Coming up with an effective paid parental leave system in the United States isn’t hard. The hard part is getting Republicans to agree that businesses should pay for some of it. Which is how we get to Ernst and Lee’s shortsighted plan.

The Cradle Act could worsen the Social Security crisis

The GOP’s latest plan doesn’t include estimates of how much money working parents might end up borrowing from Social Security each year under the Cradle Act. But here’s what we know about it: New parents would dip into their Social Security retirement benefits to cover part of the cost of taking time off from work. They can’t replace 100 percent of their income — only a portion of it, depending on their income bracket.

Ernst and Lee say it’s designed so that the lowest-paid workers get the most coverage, up to about 75 percent of their wages covered for three months. However, that would mean delaying their retirement payments through Social Security six months per child if they take the maximum three months off. The benefit is not available for other types of paid leave, such as workers who need to take time off to care for a sick relative.

So in essence, it’s a “paid” plan that employers aren’t responsible for, since workers are the ones paying for their own time off.

In short, employers pay nothing, and neither does the federal government. The plan also doesn’t take into account the fact that the future of Social Security is in jeopardy. The system is running a deficit for the first time in more than 30 years, and the Social Security administration expects that it will run out of money to pay workers their full retirement benefits by 2035. Because working parents won’t be paying back the borrowed money until they retire decades from now, allowing workers to take more money from the system will only make the problem worse.

Ernst and Lee say the Cradle Act addresses this problem. Under the bill, lawmakers would transfer money each year from the government’s General Fund to replenish whatever parents borrowed from the Social Security Trust Fund. But it’s hard to see how this wouldn’t add to the deficit, as they claim, because there’s not a lot of unused money sitting around in the General Fund. If parents (hypothetically) borrow $2 billion in one year, that means Congress will need to find a way to pay for it, assuming lawmakers are serious about protecting Social Security.

Which brings me to this fact: There are other options out there.

A group of influential conservative and liberal economists proposed one not-so-ideal option in 2017: pay for parental leave by increasing payroll taxes on workers and through other savings in the federal budget. The downside is that the plan still lets businesses off the hook from shouldering any of the cost.

Sharing the cost between employees and businesses seems obvious. That’s how most workers insurance programs operate, and that’s how most paid parental leave programs across the world work. Businesses should share the burden of paying for the program because they benefit from paid leave too — female employees are more likely to return to their jobs after giving birth, keeping more workers in the labor force for employers to hire when the economy is growing (like it is now).

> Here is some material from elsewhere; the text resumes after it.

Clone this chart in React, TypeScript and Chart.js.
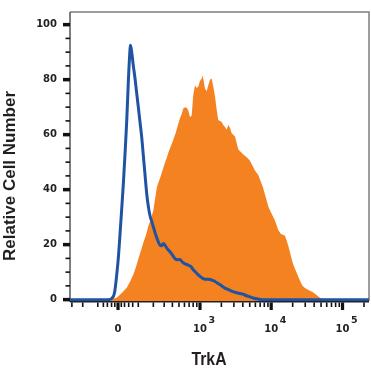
import React, { useEffect, useRef } from 'react';
import { Chart, registerables } from 'chart.js';

Chart.register(...registerables);

// X values are in display units: asinh(intensity / W) (biexponential-like axis, 0 = zero intensity)
const W = 142.6;

// Isotype control (blue outline)
const isotypeX = [-1.548, -0.323, -0.194, -0.113, -0.042, 0.016, 0.065, 0.119, 0.171, 0.226, 0.281, 0.332, 0.371, 0.403, 0.442, 0.494, 0.548, 0.603, 0.655, 0.71, 0.765, 0.816, 0.871, 0.926, 0.977, 1.032, 1.087, 1.139, 1.219, 1.3, 1.355, 1.41, 1.461, 1.516, 1.581, 1.677, 1.758, 1.839, 1.919, 2.0, 2.081, 2.161, 2.258, 2.355, 2.419, 2.484, 2.565, 2.645, 2.726, 2.806, 2.903, 2.968, 3.048, 3.129, 3.21, 3.29, 3.371, 3.452, 3.532, 3.613, 3.71, 3.829, 3.935, 4.032, 4.129, 4.258, 4.387, 4.516, 4.645, 8.097];
const isotypeY = [0, 0, 0.5, 2.5, 9, 16, 24, 33, 42, 53, 65, 79, 88, 92.5, 90, 85, 80.5, 75, 70, 64.5, 59, 52.5, 45.5, 38.5, 34, 30.5, 28.5, 26.5, 23.5, 21, 19.8, 19.6, 20.4, 19.8, 18.6, 17.4, 16.2, 14.9, 14.5, 14.6, 13.6, 13, 12.6, 12, 11, 10.2, 9.3, 8.5, 7.8, 7.4, 7.4, 7.3, 7, 6.6, 6, 5.5, 4.8, 4.2, 3.8, 3.4, 2.9, 2.5, 2.2, 2, 1.5, 1, 0.5, 0.2, 0, 0];

// TrkA stained cells (filled orange)
const trkaX = [-1.548, -0.323, -0.194, -0.042, 0.097, 0.281, 0.387, 0.494, 0.581, 0.655, 0.742, 0.816, 0.903, 0.977, 1.065, 1.139, 1.194, 1.248, 1.3, 1.355, 1.435, 1.516, 1.571, 1.623, 1.71, 1.784, 1.871, 1.945, 2.0, 2.055, 2.106, 2.161, 2.216, 2.268, 2.323, 2.377, 2.429, 2.484, 2.539, 2.59, 2.645, 2.7, 2.732, 2.774, 2.806, 2.861, 2.913, 2.968, 3.023, 3.074, 3.129, 3.184, 3.235, 3.29, 3.345, 3.397, 3.452, 3.506, 3.558, 3.613, 3.668, 3.719, 3.774, 3.829, 3.881, 3.935, 3.99, 4.042, 4.097, 4.177, 4.258, 4.339, 4.419, 4.526, 4.635, 4.687, 4.742, 4.848, 4.903, 4.958, 5.065, 5.171, 5.258, 5.323, 5.387, 5.442, 5.494, 5.548, 5.603, 5.655, 5.71, 5.765, 5.816, 5.871, 5.926, 5.977, 6.032, 6.113, 6.194, 6.274, 6.355, 6.435, 6.516, 6.613, 6.71, 8.097];
const trkaY = [0, 0, 0.2, 0.7, 2.1, 4.3, 6.5, 9.1, 12, 14.8, 18, 20.7, 23.5, 26.7, 29.5, 32.4, 36.5, 40.6, 42.5, 44.1, 47, 49.9, 51.5, 53.4, 56, 58.1, 61, 64, 66, 67.5, 69.5, 70, 69.8, 68.8, 66.3, 67, 74.5, 78, 77, 77.5, 79.5, 80.4, 81.5, 79, 76.8, 75.8, 78, 80, 80.4, 77.5, 74, 69, 65.3, 65, 64.6, 63.5, 62.8, 61.8, 63.5, 62.5, 60.5, 60, 59.3, 57, 54.7, 54, 53.4, 52.8, 52.3, 51.5, 50.5, 48.8, 47, 45.3, 42.1, 40.5, 38.2, 34, 32.5, 31.2, 28.8, 25.3, 23.9, 23.6, 23.2, 21.5, 19.6, 17.3, 14.8, 12.8, 11.2, 9.8, 8.4, 7, 5.6, 4.8, 4.2, 3.7, 3.2, 2.8, 2.1, 1.4, 0.7, 0.2, 0, 0];

// Axis ticks
const xMajorValues = [0, 1000, 10000, 100000];
const xMajorBase = ['0', '10', '10', '10'];
const xMajorExp = ['', '3', '4', '5'];
const xMinorValues = [-300, -200, -100, -70, -50, -30, -15, 15, 30, 50, 70, 100, 200, 300, 400, 500, 600, 700, 800, 900, 2000, 3000, 4000, 5000, 6000, 7000, 8000, 9000, 20000, 30000, 40000, 50000, 60000, 70000, 80000, 90000, 200000];
const yMajorTicks = [0, 20, 40, 60, 80, 100];
const yMinorTicks = [5, 10, 15, 25, 30, 35, 45, 50, 55, 65, 70, 75, 85, 90, 95];

const xTitle = 'TrkA';
const yTitle = 'Relative Cell Number';

const FONT = '"DejaVu Sans"';
const TITLE_FONT = '"Liberation Sans"';
const TEXT = '#231f20';

const toDisplay = (v: number) => Math.asinh(v / W);

const flowAxes = {
  id: 'flowAxes',
  beforeDatasetsDraw(chart: any) {
    const { ctx, chartArea: ca, scales } = chart;
    const xs = scales.x;
    const ys = scales.y;
    ctx.save();
    // frame (top/right)
    ctx.strokeStyle = '#7d7d7d';
    ctx.lineWidth = 1.5;
    ctx.beginPath();
    ctx.moveTo(ca.left, ca.top);
    ctx.lineTo(ca.right, ca.top);
    ctx.lineTo(ca.right, ca.bottom);
    ctx.stroke();
    // left axis
    ctx.strokeStyle = '#555';
    ctx.beginPath();
    ctx.moveTo(ca.left, ca.top);
    ctx.lineTo(ca.left, ca.bottom + 1);
    ctx.stroke();
    // bottom axis
    ctx.strokeStyle = '#222';
    ctx.lineWidth = 2.2;
    ctx.beginPath();
    ctx.moveTo(ca.left, ca.bottom + 0.5);
    ctx.lineTo(ca.right, ca.bottom + 0.5);
    ctx.stroke();

    ctx.strokeStyle = '#111';
    // y ticks
    for (const t of ys.ticks) {
      const p = ys.getPixelForValue(t.value);
      const major = yMajorTicks.includes(t.value);
      ctx.lineWidth = major ? 3.5 : 1.6;
      ctx.beginPath();
      ctx.moveTo(ca.left - (major ? 7 : 4.5), p);
      ctx.lineTo(ca.left, p);
      ctx.stroke();
    }
    // x ticks
    const drawX = (v: number, major: boolean) => {
      const p = xs.getPixelForValue(toDisplay(v));
      if (p < ca.left || p > ca.right) return;
      ctx.lineWidth = major ? 3.2 : 1.6;
      ctx.beginPath();
      ctx.moveTo(p, ca.bottom + 1.5);
      ctx.lineTo(p, ca.bottom + (major ? 9 : 6));
      ctx.stroke();
    };
    xMinorValues.forEach((v) => drawX(v, false));
    xMajorValues.forEach((v) => drawX(v, true));
    ctx.restore();
  },
  afterDraw(chart: any) {
    const { ctx, chartArea: ca, scales } = chart;
    const xs = scales.x;
    ctx.save();
    ctx.fillStyle = TEXT;
    // x tick labels with superscript exponents
    xMajorValues.forEach((v, i) => {
      const p = xs.getPixelForValue(toDisplay(v));
      ctx.font = `bold 10px ${FONT}`;
      ctx.textAlign = 'center';
      ctx.textBaseline = 'middle';
      const base = xMajorBase[i];
      ctx.fillText(base, p, ca.bottom + 28.5);
      if (xMajorExp[i]) {
        const w = ctx.measureText(base).width;
        ctx.font = `bold 9.5px ${FONT}`;
        ctx.textAlign = 'left';
        ctx.fillText(xMajorExp[i], p + w / 2 + 1.5, ca.bottom + 19.5);
      }
    });
    // x title (slightly condensed)
    ctx.save();
    ctx.translate(209, ca.bottom + 59);
    ctx.scale(0.9, 1);
    ctx.font = `bold 17.5px ${TITLE_FONT}`;
    ctx.textAlign = 'center';
    ctx.textBaseline = 'middle';
    ctx.fillText(xTitle, 0, 0);
    ctx.restore();
    // y title
    ctx.translate(10.5, 176);
    ctx.rotate(-Math.PI / 2);
    ctx.font = `bold 17px ${TITLE_FONT}`;
    ctx.textAlign = 'center';
    ctx.textBaseline = 'middle';
    ctx.fillText(yTitle, 0, 0);
    ctx.restore();
  },
};

export default function App() {
  const ref = useRef<HTMLCanvasElement | null>(null);

  useEffect(() => {
    if (!ref.current) return;
    const chart = new Chart(ref.current, {
      type: 'line',
      data: {
        datasets: [
          {
            label: 'Isotype',
            data: isotypeX.map((x, i) => ({ x, y: isotypeY[i] })),
            borderColor: '#1f53a3',
            borderWidth: 3,
            pointRadius: 0,
            fill: false,
            cubicInterpolationMode: 'monotone',
            order: 1,
          },
          {
            label: 'TrkA',
            data: trkaX.map((x, i) => ({ x, y: trkaY[i] })),
            borderWidth: 0,
            borderColor: 'rgba(0,0,0,0)',
            backgroundColor: '#f58220',
            pointRadius: 0,
            fill: 'start',
            tension: 0,
            order: 2,
          },
        ],
      },
      options: {
        responsive: false,
        animation: false,
        devicePixelRatio: 1,
        layout: { padding: { top: 2, right: 2, left: 0, bottom: 0 } },
        plugins: { legend: { display: false }, tooltip: { enabled: false } },
        scales: {
          x: {
            type: 'linear',
            min: -1.55,
            max: 8.1,
            grid: { display: false },
            border: { display: false },
            ticks: { display: false },
            afterFit: (s: any) => {
              s.height = 71;
            },
          },
          y: {
            type: 'linear',
            min: -0.5,
            max: 104.6,
            grid: { display: false, drawTicks: true, tickLength: 7 },
            border: { display: false },
            afterBuildTicks: (s: any) => {
              s.ticks = [...yMajorTicks, ...yMinorTicks].sort((a, b) => a - b).map((v) => ({ value: v }));
            },
            ticks: {
              autoSkip: false,
              padding: 6,
              color: TEXT,
              font: { family: FONT, weight: 'bold', size: 10 },
              callback: (v: any) => (yMajorTicks.includes(Number(v)) ? String(v) : ''),
            },
            afterFit: (s: any) => {
              s.width = 70;
            },
          },
        },
      },
      plugins: [flowAxes],
    } as any);
    return () => chart.destroy();
  }, []);

  return (
    <div style={{ position: 'fixed', left: 0, top: 0, width: 371, height: 372, background: '#fff' }}>
      <canvas ref={ref} width={371} height={372} style={{ display: 'block' }} />
    </div>
  );
}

An even broader, and more popular, option is some version of the FAMILY Act, which Sen. Kirsten Gillibrand (D-NY) introduced in 2017 and again in February. The bill offers workers up to 12 weeks off with up to 66 percent of their wages covered for family and medical leave. The benefit would be paid for with a tax levied on workers and employers (about 2 cents each for every $10 paid in wages). And the plan is flexible, so it benefits all employees, not just parents. It would be available to any worker who needs to take time off to care for a relative or for a medical procedure.

The bill has 34 co-sponsors in the Senate and 177 in the House, but so far, no Republican lawmakers will touch it. If Republicans are serious about helping working parents stay in the labor force, they could negotiate with Democrats on that plan, instead of trying to pass a paid leave plan that’s actually unpaid.